Before his arrest by the Dijon Judicial Police, Mura had been held in a psychiatric hospital near Chalon-sur-Saône. At the request of a close relative and on medical advice, he had been detained under mental health legislation at a hospital in Sevrey by way of a decree from the prefect of the département. In December 1986, Mura, then a 19-year-old metalworker from the nearby town of Le Creusot, was already a father to a young daughter. He spent most of his time loitering around an impoverished block of flats called Les Charmilles, near the council estate where Maillery lived. As a teenager, Mura had taken part in burglaries from basements of properties on the estate. He was also known to take drugs and drink a lot of alcohol. Mura was sentenced to 20 years' imprisonment by the Court of Assizes in Chalon-sur-Saône. He appealed the sentence to the Court of Appeal in Dijon, but this court agreed with the original sentence handed down, despite believing that Mura was showing early stages of schizophrenia when he committed the murder.

=== Pascal Jardin: Christelle Blétry ===

In 2001, Marie-Rose and Gilles Blétry travelled to Paris and met with legal investigator Corinne Herrmann, who agreed to take their case as an advocate.
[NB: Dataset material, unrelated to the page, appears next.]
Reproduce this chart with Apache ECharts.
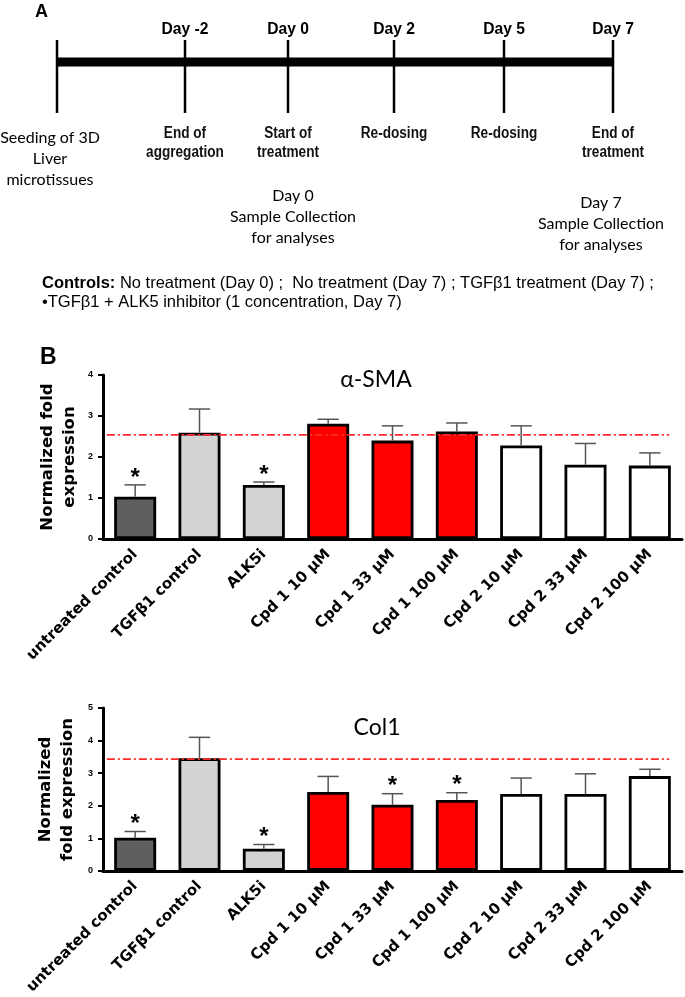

It turned out that Blétry's clothes had not been tested for DNA. At first authorities denied the family’s request for testing, saying it was too expensive, and insisting no sexual assault had occurred because Christelle was found fully dressed.

Years laters, a new judge accepted Herrmann's request. In 2014, a DNA from semen found on the victim matched a police database sample, and it belonged to then 54-year-old Pascal Jardin.

Jardin was sentenced on February 2, 2017 to 20 years imprisonment for the rape and murder of Christelle Blétry, and the sentence was upheld on appeal.